La principale emprise française du pays se trouve à Port-Bouët, à proximité d'un aéroport international et d’un port en eau profonde. Le camp constitue « une plateforme stratégique, opérationnelle et logistique de première importance pour toutes les opérations françaises dans la sous-région », précise les chercheurs. Cependant, comme toutes les emprises françaises, il comporte son lot de vulnérabilité critique car il se trouve sur une bande de terre, bordée au Sud par la mer, et au Nord par la vaste lagune Ebrié, « quelques mètres séparent les zones de vie du rivage ». Côté mer, l’érosion provoque le recul du trait de côte d’un à trois mètres par an.

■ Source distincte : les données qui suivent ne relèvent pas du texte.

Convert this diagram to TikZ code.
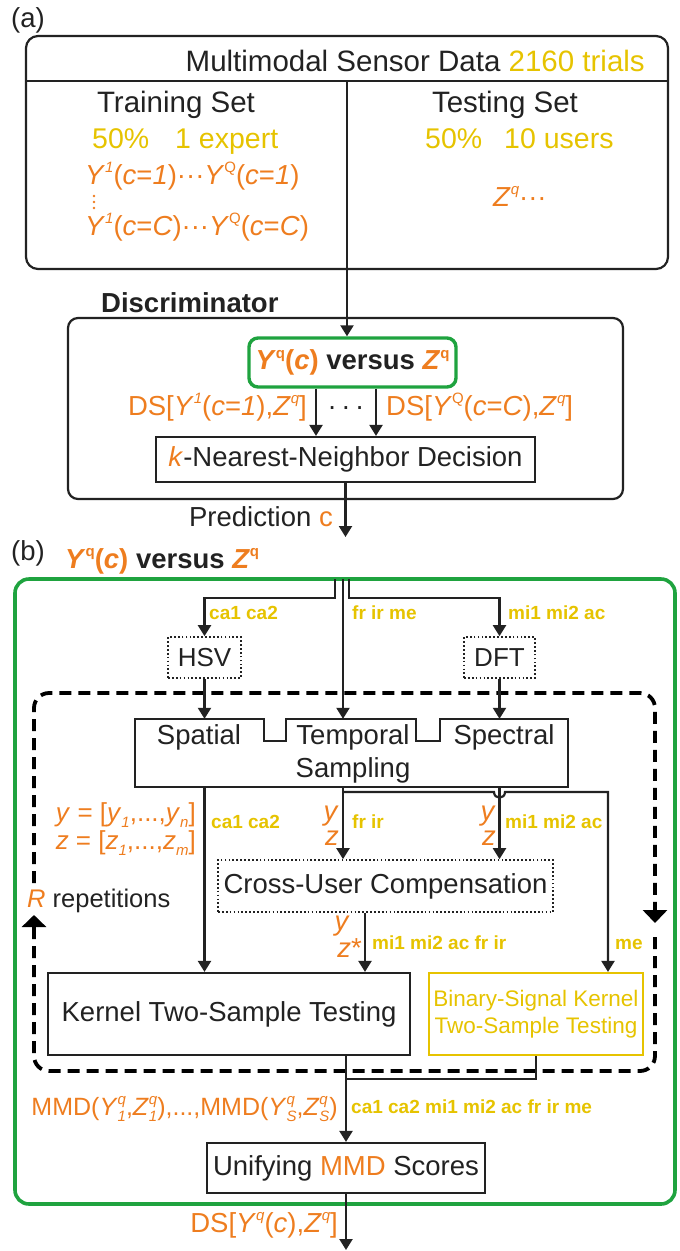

Côté lagune, les épisodes de très forte pluie remplacent peu à peu les saisons des pluies synonymes de stabilité. Lorsqu’elles surviennent ces précipitations menace de faire monter rapidement le niveau de l’eau. Or, le point culminant du camp (la zone de stockage des munitions) n’est qu’à trois mètres de hauteur. L’IRIS et la DGRIS, relève donc le risque important de « d’inondation, voire de submersion, de l’emprise de Port-Bouët ».